Gallaway is also philosophically opposed to a government dictating a minimum investment. “You need to let the market dictate the size of the investment,” he said. “I can’t think of a situation where it’s worked out well when the government dictated the minimum investment size.”
Pluses and Minuses
There is a perk in store for the Chicago casino licensee, he added. “The winner is allowed to use part of the 4,000-slot concession and install VLTs at Midway and O’Hare airports. While O’Hare, in particular, is difficult due to lack of available space, this is a real opportunity. People are typically at the airport for a short period of time, so these machines are usually set at a high hold.”
He compared the potential to the 1,400 slot machines that greet travelers coming into Las Vegas’ McCarran International Airport. “With the right machines strategically placed at O’Hare and Midway, this would be a nice concession to have.
Another factor that makes a Chicago license a challenge for any operator is the Hard Rock project that’s yet to open in Rockford, Illinois, about a two-hour drive from downtown Chicago.
“That’s going to be a competitive force, as well as the South Chicago and Waukegan licenses that haven’t been awarded. You have such competing pressure there that you’re impacting the revenue levels that can be generated at the Chicago facility,” said Gallaway.
A Waukegan casino would be even closer to Chicago than Rockford—about an hour away.

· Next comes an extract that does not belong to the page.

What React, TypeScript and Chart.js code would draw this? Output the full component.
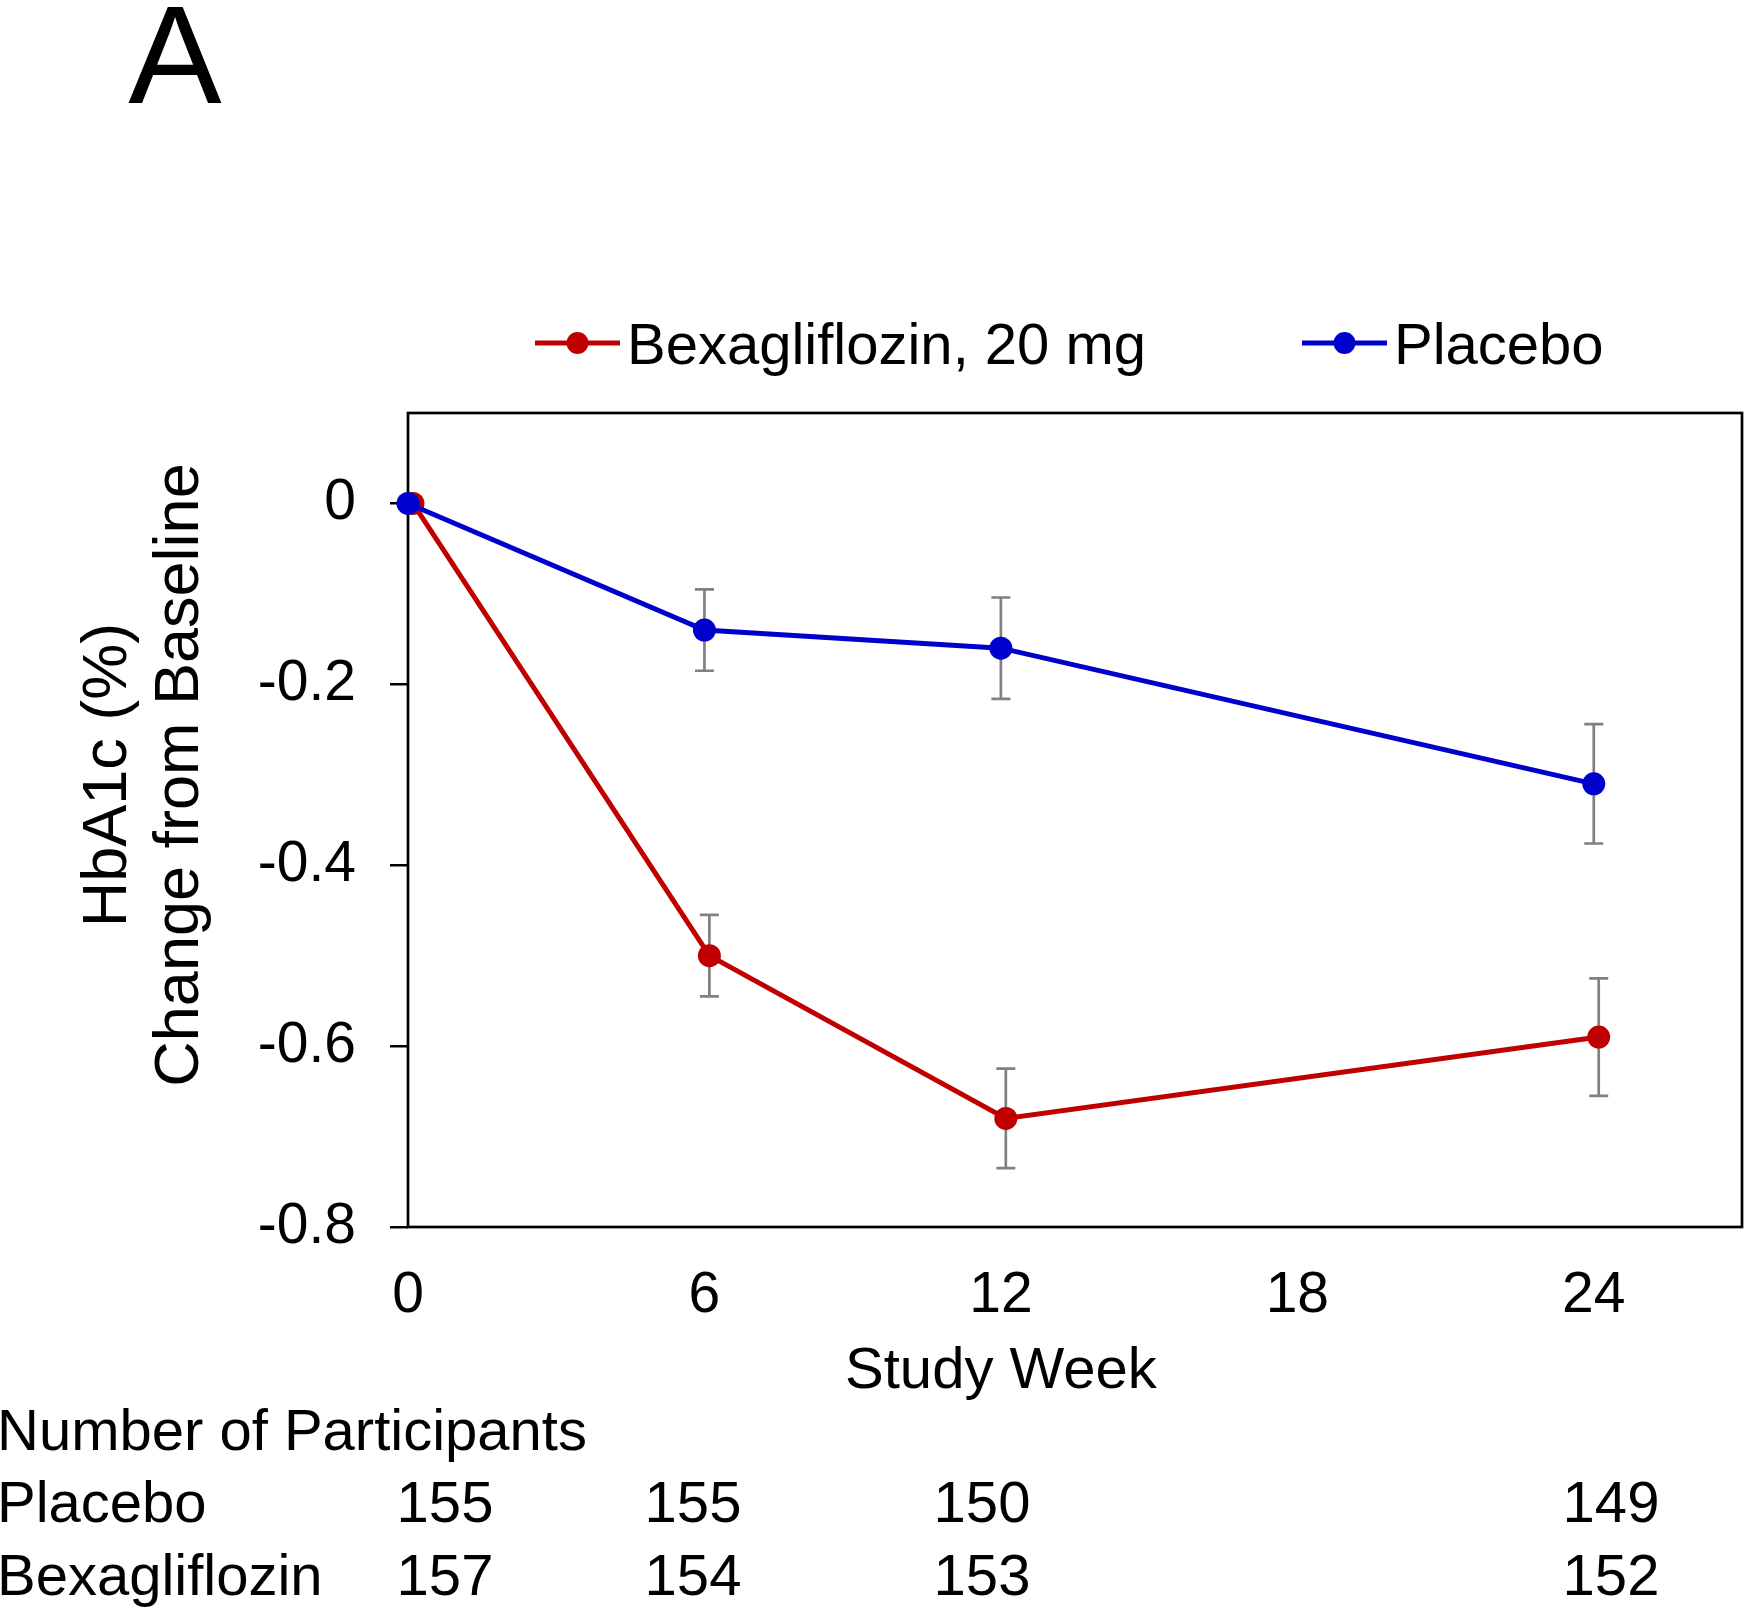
import React, { useEffect, useRef } from "react";
import { Chart, registerables } from "chart.js";

Chart.register(...registerables);

// ---------- data ----------
const WEEKS = [0, 6, 12, 24];
const X_TICKS = [0, 6, 12, 18, 24];
const Y_TICKS = [0, -0.2, -0.4, -0.6, -0.8];

const BEXA_LABEL = "Bexagliflozin, 20 mg";
const BEXA_MEAN = [0, -0.5, -0.68, -0.59];
const BEXA_ERR = [0, 0.045, 0.055, 0.065];

const PLACEBO_LABEL = "Placebo";
const PLACEBO_MEAN = [0, -0.14, -0.16, -0.31];
const PLACEBO_ERR = [0, 0.045, 0.056, 0.066];

const TABLE_TITLE = "Number of Participants";
const TABLE_ROWS = ["Placebo", "Bexagliflozin"];
const PLACEBO_N = ["155", "155", "150", "149"];
const BEXA_N = ["157", "154", "153", "152"];

const PANEL_LABEL = "A";
const X_TITLE = "Study Week";
const Y_TITLE = ["HbA1c (%)", "Change from Baseline"];

// ---------- styles / layout ----------
const W = 1745;
const H = 1607;
const FONT = '"Liberation Sans", Arial, Helvetica, sans-serif';
const RED = "#C00000";
const BLUE = "#0000CC";
const GREY = "#808080";
const BEXA_JITTER = 0.1;
const TABLE_COL_X = [445, 693, 982, 1611];

const decor = {
  id: "decor",
  beforeDatasetsDraw(chart: any) {
    const { ctx, chartArea: a } = chart;
    ctx.save();
    ctx.strokeStyle = "#000";
    ctx.lineWidth = 2.7;
    ctx.strokeRect(a.left, a.top, a.right - a.left, a.bottom - a.top);
    // error bars
    const ys = chart.scales.y;
    chart.data.datasets.forEach((ds: any, di: number) => {
      const meta = chart.getDatasetMeta(di);
      meta.data.forEach((pt: any, i: number) => {
        const e = ds.errors[i];
        if (!e) return;
        const m = ds.means[i];
        const yt = ys.getPixelForValue(m + e);
        const yb = ys.getPixelForValue(m - e);
        const x = pt.x;
        ctx.strokeStyle = GREY;
        ctx.lineWidth = 2.7;
        ctx.beginPath();
        ctx.moveTo(x, yt);
        ctx.lineTo(x, yb);
        ctx.moveTo(x - 9.5, yt);
        ctx.lineTo(x + 9.5, yt);
        ctx.moveTo(x - 9.5, yb);
        ctx.lineTo(x + 9.5, yb);
        ctx.stroke();
      });
    });
    ctx.restore();
  },
  afterDraw(chart: any) {
    const { ctx } = chart;
    const xs = chart.scales.x;
    ctx.save();
    ctx.fillStyle = "#000";
    ctx.textBaseline = "alphabetic";

    // panel label
    ctx.font = `140px ${FONT}`;
    ctx.textAlign = "center";
    ctx.fillText(PANEL_LABEL, 175, 103);

    // legend
    const legendItems = [
      { text: BEXA_LABEL, color: RED, x0: 535 },
      { text: PLACEBO_LABEL, color: BLUE, x0: 1302 },
    ];
    ctx.font = `58px ${FONT}`;
    ctx.textAlign = "left";
    legendItems.forEach((it) => {
      const x1 = it.x0 + 85;
      ctx.strokeStyle = it.color;
      ctx.lineWidth = 5;
      ctx.beginPath();
      ctx.moveTo(it.x0, 343);
      ctx.lineTo(x1, 343);
      ctx.stroke();
      ctx.fillStyle = it.color;
      ctx.beginPath();
      ctx.arc((it.x0 + x1) / 2, 343, 11, 0, Math.PI * 2);
      ctx.fill();
      ctx.fillStyle = "#000";
      ctx.fillText(it.text, x1 + 7, 364);
    });

    // y-axis title (two rotated lines)
    ctx.font = `63px ${FONT}`;
    ctx.textAlign = "center";
    [126, 198].forEach((bx, i) => {
      ctx.save();
      ctx.translate(bx, 775);
      ctx.rotate(-Math.PI / 2);
      ctx.fillText(Y_TITLE[i], 0, 0);
      ctx.restore();
    });

    // x-axis title
    ctx.font = `58px ${FONT}`;
    ctx.textAlign = "center";
    ctx.fillText(X_TITLE, xs.getPixelForValue(12), 1388);

    // participants table
    ctx.textAlign = "left";
    ctx.fillText(TABLE_TITLE, -3, 1450);
    const rowsY = [1522, 1595];
    const rowVals = [PLACEBO_N, BEXA_N];
    TABLE_ROWS.forEach((r, ri) => {
      ctx.textAlign = "left";
      ctx.fillText(r, -3, rowsY[ri]);
      ctx.textAlign = "center";
      rowVals[ri].forEach((v, ci) => {
        ctx.fillText(v, TABLE_COL_X[ci], rowsY[ri]);
      });
    });
    ctx.restore();
  },
};

export default function App() {
  const ref = useRef<HTMLCanvasElement | null>(null);

  useEffect(() => {
    if (!ref.current) return;
    const chart = new Chart(ref.current, {
      type: "line",
      data: {
        datasets: [
          {
            label: BEXA_LABEL,
            data: WEEKS.map((w, i) => ({ x: w + BEXA_JITTER, y: BEXA_MEAN[i] })),
            means: BEXA_MEAN,
            errors: BEXA_ERR,
            borderColor: RED,
            backgroundColor: RED,
            borderWidth: 5,
            pointRadius: 11.5,
            pointHoverRadius: 11.5,
            pointBorderWidth: 0,
            pointBackgroundColor: RED,
            tension: 0,
            clip: false,
            order: 1,
          } as any,
          {
            label: PLACEBO_LABEL,
            data: WEEKS.map((w, i) => ({ x: w, y: PLACEBO_MEAN[i] })),
            means: PLACEBO_MEAN,
            errors: PLACEBO_ERR,
            borderColor: BLUE,
            backgroundColor: BLUE,
            borderWidth: 5,
            pointRadius: 11.5,
            pointHoverRadius: 11.5,
            pointBorderWidth: 0,
            pointBackgroundColor: BLUE,
            tension: 0,
            clip: false,
            order: 0,
          } as any,
        ],
      },
      options: {
        responsive: false,
        maintainAspectRatio: false,
        animation: false,
        devicePixelRatio: 1,
        layout: { autoPadding: false, padding: { top: 413, left: 0, right: 3, bottom: 0 } },
        plugins: {
          legend: { display: false },
          tooltip: { enabled: false },
          title: { display: false },
        },
        scales: {
          x: {
            type: "linear",
            position: "bottom",
            min: 0,
            max: 27,
            afterBuildTicks: (s: any) => {
              s.ticks = X_TICKS.map((v) => ({ value: v }));
            },
            afterFit: (s: any) => {
              s.height = 380;
              s.paddingLeft = 0;
              s.paddingRight = 0;
            },
            grid: { display: false, drawTicks: false },
            border: { display: false },
            ticks: {
              font: { family: FONT, size: 57 },
              color: "#000",
              padding: 35,
              maxRotation: 0,
              autoSkip: false,
              callback: (v: any) => String(v),
            },
          },
          y: {
            type: "linear",
            position: "left",
            min: -0.8,
            max: 0.1,
            afterBuildTicks: (s: any) => {
              s.ticks = Y_TICKS.map((v) => ({ value: v }));
            },
            afterFit: (s: any) => {
              s.width = 408;
              s.paddingTop = 0;
              s.paddingBottom = 0;
            },
            grid: {
              drawOnChartArea: false,
              drawTicks: true,
              tickLength: 18,
              color: "#000",
              lineWidth: 2.5,
            },
            border: { display: false },
            ticks: {
              font: { family: FONT, size: 57 },
              color: "#000",
              padding: 34,
              autoSkip: false,
              callback: (v: any) => (Number(v) === 0 ? "0" : Number(v).toFixed(1)),
            },
          },
        },
      },
      plugins: [decor],
    });
    return () => chart.destroy();
  }, []);

  return (
    <div style={{ position: "absolute", left: 0, top: 0, width: W, height: H, background: "#fff" }}>
      <canvas ref={ref} width={W} height={H} style={{ display: "block" }} />
    </div>
  );
}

The ongoing Covid-19 pandemic has likely affected the RFP’s attractiveness—while making the city more eager for new revenues. (The lion’s share of gaming revenues paid to the city would go to fund pensions, which are expected to reach $2 billion in 2022, up from $1.25 billion in 2019.)
“I would say it’s a difficult time to launch an RFP, because when it was launched we were smack-dab in the middle of lockdowns, and companies had very little cash flow,” said Gallaway. “That being said, had they launched it in 2019 they still would have found apprehension in the market.”
One discouraging factor is the higher expenses associated with building a casino in an urban environment. “When you go vertical, it costs more. The costs are higher than a rural casino. You can do it, but the reason you are willing to do it is because the market of opportunity is supposed to be more robust.”
There are exceptions, of course—like the Big Apple. “In terms of a casino in Manhattan, that’s a highly attractive location and you’d be willing to spend the money for that. Manhattan has a very strong demographic and large levels of tourism that make it a robust opportunity.”
One brand that dropped out of the bidding would probably be a good fit for Chicago: Hard Rock.
The company “is clearly working to be a force in that market,” said Gallaway. “They’re utilizing one of the Majestic Star licenses for their new Gary, Indiana development, and are under construction with their facility in Rockford, Illinois. For them to have another casino in the market would make sense” and be “synergistic.” Nevertheless, the company is currently not part of the bidding.
Meanwhile, casinos in Illinois are making money. According to the Chicago Tribune, collectively they brought in more than $120 million in gross gaming revenues in July—outpacing the same month in 2019.
A Chicago casino will come down to economics, Gallaway said, and whether the profit potential can justify the capital expense. “While there’s a project that would make sense in Chicago, the question is, will it be the one that Lightfoot envisioned? Probably not.”